Family of slain journalist Marie Colvin sues Syria
BEIRUT: Relatives of Marie Colvin, a veteran US war reporter who died more than four years ago in an artillery barrage in Syria, have filed a wrongful-death lawsuit against the Syrian government, accusing it of targeting and killing her as part of a systematic strategy to silence civilian journalists and activists covering the war.
The civil complaint, filed in a federal court in Washington, contends that highranking Syrian officials, including President Bashar Assad’s brother Maher and other top advisers, worked in concert to locate, track and target foreign journalists and Syrians who had helped them. It lays out new details of the events leading to Colvin’s death, citing witnesses and government sources and documents uncovered in what the family’s lawyers described as a three-year investigation.

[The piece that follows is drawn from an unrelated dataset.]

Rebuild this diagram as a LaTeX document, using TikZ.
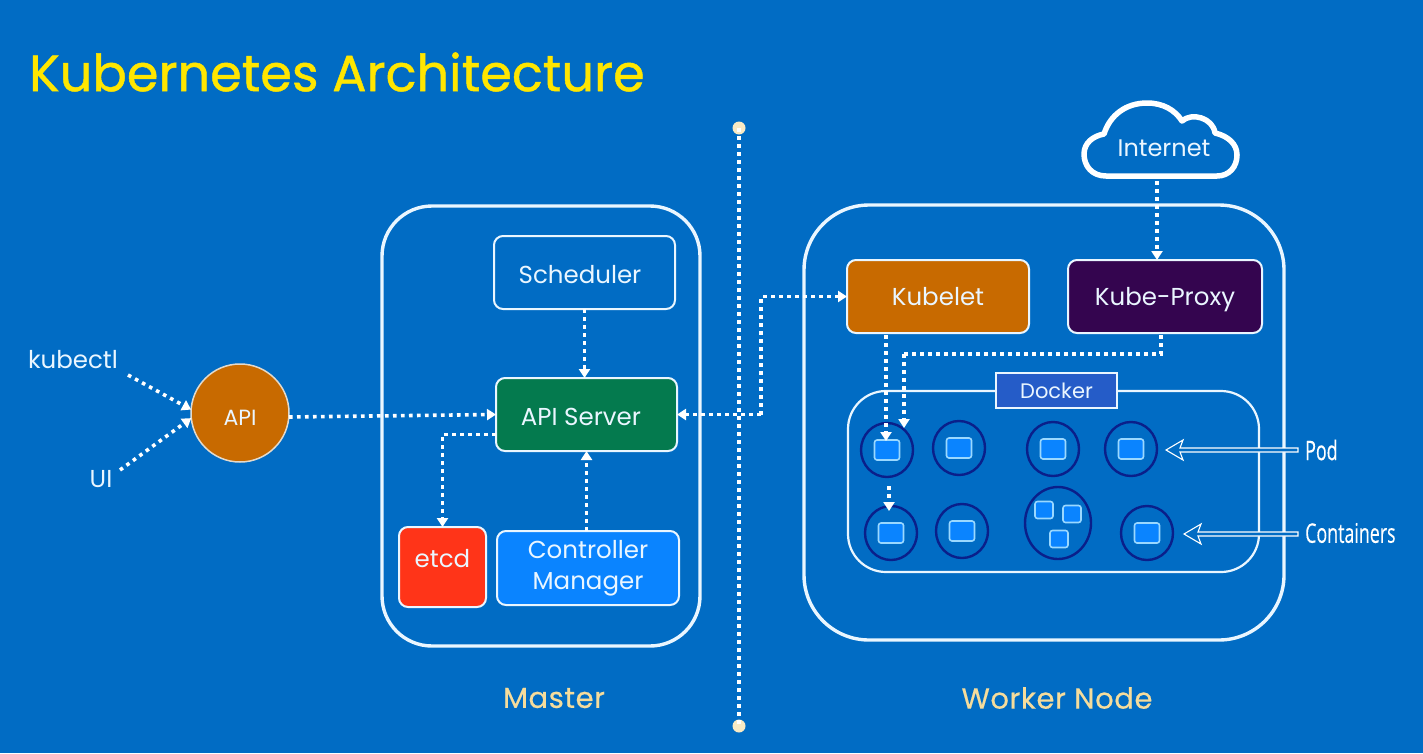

Colvin, a longtime correspondent for The Sunday Times of London, was killed on Feb 22, 2012, along with a French photojournalist, Remi Ochlik, when Syrian government forces shelled an apartment building used by journalists.

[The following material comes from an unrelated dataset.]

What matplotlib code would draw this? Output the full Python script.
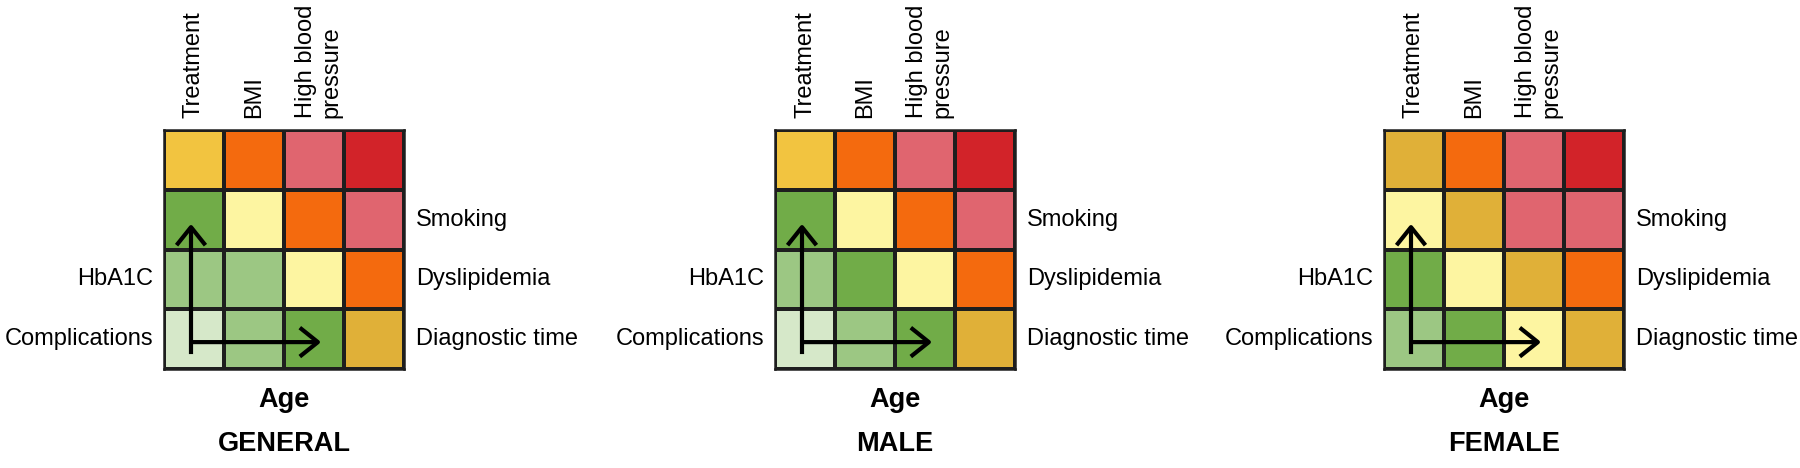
import matplotlib
matplotlib.use("Agg")
import matplotlib.pyplot as plt
from matplotlib.colors import ListedColormap, BoundaryNorm
import numpy as np

# ---- data ----
panel_titles = ["GENERAL", "MALE", "FEMALE"]
col_labels = ["Treatment", "BMI", "High blood\npressure", ""]
right_labels = ["", "Smoking", "Dyslipidemia", "Diagnostic time"]
left_labels = ["", "", "HbA1C", "Complications"]
bottom_label = "Age"

# colour levels (0 = light green ... 8 = dark red)
level_colors = ["#D6E8C9", "#9CC783", "#71AC48", "#FDF5A1", "#F2C440",
                "#E0B038", "#F46A0E", "#E0656F", "#D22329"]

# rows listed top to bottom
general = [[4, 6, 7, 8],
           [2, 3, 6, 7],
           [1, 1, 3, 6],
           [0, 1, 2, 5]]
male = [[4, 6, 7, 8],
        [2, 3, 6, 7],
        [1, 2, 3, 6],
        [0, 1, 2, 5]]
female = [[5, 6, 7, 8],
          [3, 5, 7, 7],
          [2, 3, 5, 6],
          [1, 2, 3, 5]]
panels = [general, male, female]

# ---- figure ----
W, H = 1800, 468
fig = plt.figure(figsize=(W / 100, H / 100), dpi=100)

FONT = ["Liberation Sans", "DejaVu Sans"]
fs = 17
fsb = 19.5

cmap = ListedColormap(level_colors)
norm = BoundaryNorm(np.arange(-0.5, len(level_colors) + 0.5, 1), cmap.N)

grid_lefts = [164, 775, 1384]
grid_w, grid_h = 240, 239
grid_bottom = H - 369

for left, data, title in zip(grid_lefts, panels, panel_titles):
    ax = fig.add_axes([left / W, grid_bottom / H, grid_w / W, grid_h / H])
    arr = np.array(data)[::-1]  # bottom row first
    ax.pcolormesh(np.arange(5), np.arange(5), arr, cmap=cmap, norm=norm,
                  edgecolors="#1e1e1e", linewidth=1.6)
    ax.set_xlim(0, 4)
    ax.set_ylim(0, 4)
    ax.set_xticks([])
    ax.set_yticks([])
    for sp in ax.spines.values():
        sp.set_linewidth(1.8)
        sp.set_color("#1e1e1e")

    # column labels (top, rotated)
    for j, lab in enumerate(col_labels):
        if lab:
            xoff = 0.08 if "\n" in lab else 0.0
            ax.text(j + 0.5 + xoff, 4.2, lab, rotation=90, ha="center",
                    va="bottom", multialignment="left", fontsize=fs,
                    family=FONT, linespacing=1.25)
    # right labels
    for i, lab in enumerate(right_labels):
        if lab:
            ax.text(4.2, 3.5 - i, lab, ha="left", va="center",
                    fontsize=fs, family=FONT)
    # left labels
    for i, lab in enumerate(left_labels):
        if lab:
            ax.text(-0.18, 3.5 - i, lab, ha="right", va="center",
                    fontsize=fs, family=FONT)
    # bottom label and title
    ax.text(2.0, -0.633, bottom_label, ha="center", va="baseline",
            fontsize=fsb, fontweight="bold", family=FONT)
    ax.text(2.0, -1.367, title, ha="center", va="baseline",
            fontsize=fsb, fontweight="bold", family=FONT)

    # arrows
    arrow_kw = dict(arrowstyle="->,head_length=0.65,head_width=0.52",
                    lw=3.0, color="black", shrinkA=0, shrinkB=0,
                    mutation_scale=20, capstyle="butt")
    ax.annotate("", xy=(0.45, 2.43), xytext=(0.45, 0.25),
                arrowprops=arrow_kw, annotation_clip=False)
    ax.annotate("", xy=(2.62, 0.45), xytext=(0.43, 0.45),
                arrowprops=arrow_kw, annotation_clip=False)

fig.savefig("out.png", dpi=100, facecolor="white")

The attack occurred during weeks of bombardment of the rebellious neighbourhood Baba Amr in the city of Homs — the first of many operations in which government forces used siege tactics and indiscriminate shelling against rebel-held areas — and before the emergence of extremist Islamist militant groups such as the Nusra Front and the Islamic State.
Colvin’s family and colleagues have long argued that the attack — hours after she had issued a live report accusing the Syrian government of bombarding “cold, starving civilians” — was deliberate. The government has always contended that its attacks have targeted terrorists and that journalists operating outside government-controlled territory, as Colvin was, break Syrian law at their own risk.

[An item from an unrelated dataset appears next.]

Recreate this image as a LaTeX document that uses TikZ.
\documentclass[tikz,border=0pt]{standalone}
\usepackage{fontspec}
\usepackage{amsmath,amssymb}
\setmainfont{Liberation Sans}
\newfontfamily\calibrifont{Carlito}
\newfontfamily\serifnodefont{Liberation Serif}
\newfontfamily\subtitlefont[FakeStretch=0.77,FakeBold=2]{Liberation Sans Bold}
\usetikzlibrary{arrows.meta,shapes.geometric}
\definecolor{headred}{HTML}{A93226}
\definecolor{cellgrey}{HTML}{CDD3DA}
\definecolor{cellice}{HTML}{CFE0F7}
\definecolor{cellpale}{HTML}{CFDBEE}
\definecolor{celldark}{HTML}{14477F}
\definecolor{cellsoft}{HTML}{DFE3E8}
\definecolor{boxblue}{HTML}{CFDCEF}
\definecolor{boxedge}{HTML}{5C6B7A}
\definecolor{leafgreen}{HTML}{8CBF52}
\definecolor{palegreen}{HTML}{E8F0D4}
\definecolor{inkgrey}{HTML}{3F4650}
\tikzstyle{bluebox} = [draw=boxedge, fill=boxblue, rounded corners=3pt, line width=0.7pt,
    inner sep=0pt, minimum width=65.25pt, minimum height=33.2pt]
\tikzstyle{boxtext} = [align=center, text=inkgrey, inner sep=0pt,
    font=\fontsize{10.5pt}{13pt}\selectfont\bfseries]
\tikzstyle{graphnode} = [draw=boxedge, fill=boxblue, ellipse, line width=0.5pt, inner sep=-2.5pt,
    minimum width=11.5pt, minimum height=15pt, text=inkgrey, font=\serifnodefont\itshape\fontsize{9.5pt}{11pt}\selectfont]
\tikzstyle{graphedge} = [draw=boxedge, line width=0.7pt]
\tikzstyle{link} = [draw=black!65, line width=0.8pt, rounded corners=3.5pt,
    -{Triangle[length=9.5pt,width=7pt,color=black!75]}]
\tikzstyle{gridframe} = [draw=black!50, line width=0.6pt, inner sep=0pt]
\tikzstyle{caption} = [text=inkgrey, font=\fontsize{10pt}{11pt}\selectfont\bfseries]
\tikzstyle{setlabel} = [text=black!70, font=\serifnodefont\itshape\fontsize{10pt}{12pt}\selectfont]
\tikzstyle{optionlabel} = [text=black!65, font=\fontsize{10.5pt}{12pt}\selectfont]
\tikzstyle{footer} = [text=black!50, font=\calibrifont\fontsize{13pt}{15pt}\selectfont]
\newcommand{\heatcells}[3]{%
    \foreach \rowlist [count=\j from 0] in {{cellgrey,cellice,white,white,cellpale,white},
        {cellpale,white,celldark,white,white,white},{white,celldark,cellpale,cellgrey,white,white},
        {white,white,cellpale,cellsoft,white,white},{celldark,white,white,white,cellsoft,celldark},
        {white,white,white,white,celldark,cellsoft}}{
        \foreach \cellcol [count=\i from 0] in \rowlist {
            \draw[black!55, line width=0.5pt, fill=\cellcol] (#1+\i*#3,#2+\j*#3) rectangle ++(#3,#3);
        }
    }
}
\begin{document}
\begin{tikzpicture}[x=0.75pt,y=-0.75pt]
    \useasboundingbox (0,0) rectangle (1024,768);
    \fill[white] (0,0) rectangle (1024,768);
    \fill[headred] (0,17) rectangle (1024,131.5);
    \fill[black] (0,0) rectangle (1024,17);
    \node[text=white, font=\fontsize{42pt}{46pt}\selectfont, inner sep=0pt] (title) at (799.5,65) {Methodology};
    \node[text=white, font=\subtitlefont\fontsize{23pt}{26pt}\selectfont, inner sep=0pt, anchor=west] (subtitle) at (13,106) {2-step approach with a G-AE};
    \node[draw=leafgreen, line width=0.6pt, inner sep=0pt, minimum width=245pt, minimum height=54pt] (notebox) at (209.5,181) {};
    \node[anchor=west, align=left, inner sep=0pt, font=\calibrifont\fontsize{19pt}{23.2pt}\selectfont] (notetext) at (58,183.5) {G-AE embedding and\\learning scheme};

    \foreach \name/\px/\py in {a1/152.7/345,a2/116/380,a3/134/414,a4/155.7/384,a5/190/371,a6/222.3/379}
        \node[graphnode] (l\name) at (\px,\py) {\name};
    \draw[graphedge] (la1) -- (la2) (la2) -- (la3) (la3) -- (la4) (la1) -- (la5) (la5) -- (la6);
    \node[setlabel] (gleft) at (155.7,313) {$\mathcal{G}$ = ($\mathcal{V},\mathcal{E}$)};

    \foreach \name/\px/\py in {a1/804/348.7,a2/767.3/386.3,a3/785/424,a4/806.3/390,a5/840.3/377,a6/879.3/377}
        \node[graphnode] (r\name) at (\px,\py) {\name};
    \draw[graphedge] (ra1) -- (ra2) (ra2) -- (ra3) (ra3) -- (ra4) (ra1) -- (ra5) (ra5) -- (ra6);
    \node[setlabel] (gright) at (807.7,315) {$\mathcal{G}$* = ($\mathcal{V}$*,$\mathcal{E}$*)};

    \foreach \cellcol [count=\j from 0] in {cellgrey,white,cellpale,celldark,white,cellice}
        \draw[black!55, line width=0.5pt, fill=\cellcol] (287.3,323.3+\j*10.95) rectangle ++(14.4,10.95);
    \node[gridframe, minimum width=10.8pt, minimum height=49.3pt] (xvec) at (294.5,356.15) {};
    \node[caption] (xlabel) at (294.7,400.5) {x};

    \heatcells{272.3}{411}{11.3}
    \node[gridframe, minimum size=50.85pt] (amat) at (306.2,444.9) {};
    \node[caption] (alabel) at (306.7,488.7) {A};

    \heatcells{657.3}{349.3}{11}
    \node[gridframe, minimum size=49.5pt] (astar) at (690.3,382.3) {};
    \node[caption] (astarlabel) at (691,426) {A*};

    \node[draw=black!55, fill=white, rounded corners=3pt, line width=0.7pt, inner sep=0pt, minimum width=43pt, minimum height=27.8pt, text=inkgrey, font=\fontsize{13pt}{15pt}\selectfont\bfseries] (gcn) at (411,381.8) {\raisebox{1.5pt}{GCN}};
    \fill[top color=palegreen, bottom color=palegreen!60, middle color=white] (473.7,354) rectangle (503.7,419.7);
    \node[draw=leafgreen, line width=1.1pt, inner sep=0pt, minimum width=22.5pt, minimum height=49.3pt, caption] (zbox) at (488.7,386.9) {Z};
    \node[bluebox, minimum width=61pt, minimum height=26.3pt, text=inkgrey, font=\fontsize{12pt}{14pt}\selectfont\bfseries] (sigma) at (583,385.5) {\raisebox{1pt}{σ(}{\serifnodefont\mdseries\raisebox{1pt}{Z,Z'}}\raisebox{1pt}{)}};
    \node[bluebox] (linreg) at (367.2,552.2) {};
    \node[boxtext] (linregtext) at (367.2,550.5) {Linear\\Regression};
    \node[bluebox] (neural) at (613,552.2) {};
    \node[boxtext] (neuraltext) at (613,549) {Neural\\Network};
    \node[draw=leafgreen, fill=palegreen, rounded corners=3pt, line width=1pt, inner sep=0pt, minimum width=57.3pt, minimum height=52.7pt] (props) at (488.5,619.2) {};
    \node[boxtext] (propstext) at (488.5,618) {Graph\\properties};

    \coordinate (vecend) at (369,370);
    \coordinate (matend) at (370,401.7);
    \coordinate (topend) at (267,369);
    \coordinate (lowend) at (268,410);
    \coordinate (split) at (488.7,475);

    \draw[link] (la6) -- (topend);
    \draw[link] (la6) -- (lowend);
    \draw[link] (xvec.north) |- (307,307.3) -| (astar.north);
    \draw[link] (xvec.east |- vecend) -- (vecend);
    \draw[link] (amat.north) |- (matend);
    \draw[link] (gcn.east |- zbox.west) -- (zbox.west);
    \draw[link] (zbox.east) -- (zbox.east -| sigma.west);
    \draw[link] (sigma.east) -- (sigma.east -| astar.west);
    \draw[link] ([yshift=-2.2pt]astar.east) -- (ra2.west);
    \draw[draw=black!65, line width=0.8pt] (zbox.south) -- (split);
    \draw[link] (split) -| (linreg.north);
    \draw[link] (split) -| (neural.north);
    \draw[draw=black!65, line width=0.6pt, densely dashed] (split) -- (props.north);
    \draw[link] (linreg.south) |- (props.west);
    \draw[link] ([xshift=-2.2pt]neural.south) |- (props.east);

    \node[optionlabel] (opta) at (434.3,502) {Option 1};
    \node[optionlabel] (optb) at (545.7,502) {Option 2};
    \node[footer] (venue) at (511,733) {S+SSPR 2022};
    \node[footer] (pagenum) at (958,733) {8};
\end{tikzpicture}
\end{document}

But now the plaintiffs say they will present evidence of what they describe as a murder that resulted from a government policy. It is the first attempt to sue the Syrian government for its war conduct under a statute allowing US citizens to sue foreign governments, such as Syria’s, that the United States lists as state sponsors of terrorism, said Scott Gilmore, a lawyer in Washington, DC, with the Centere for Justice and Accountability. Mr Gilmore led the investigation and helped file the lawsuit.
The lawsuit accuses nine Syrian officials, including intelligence chief Ali Mamlouk and military officers in Homs, of developing and executing the strategy against journalists and activists. It details meetings in which an informant helped officials verify the location of the media centre using phone-tracking data.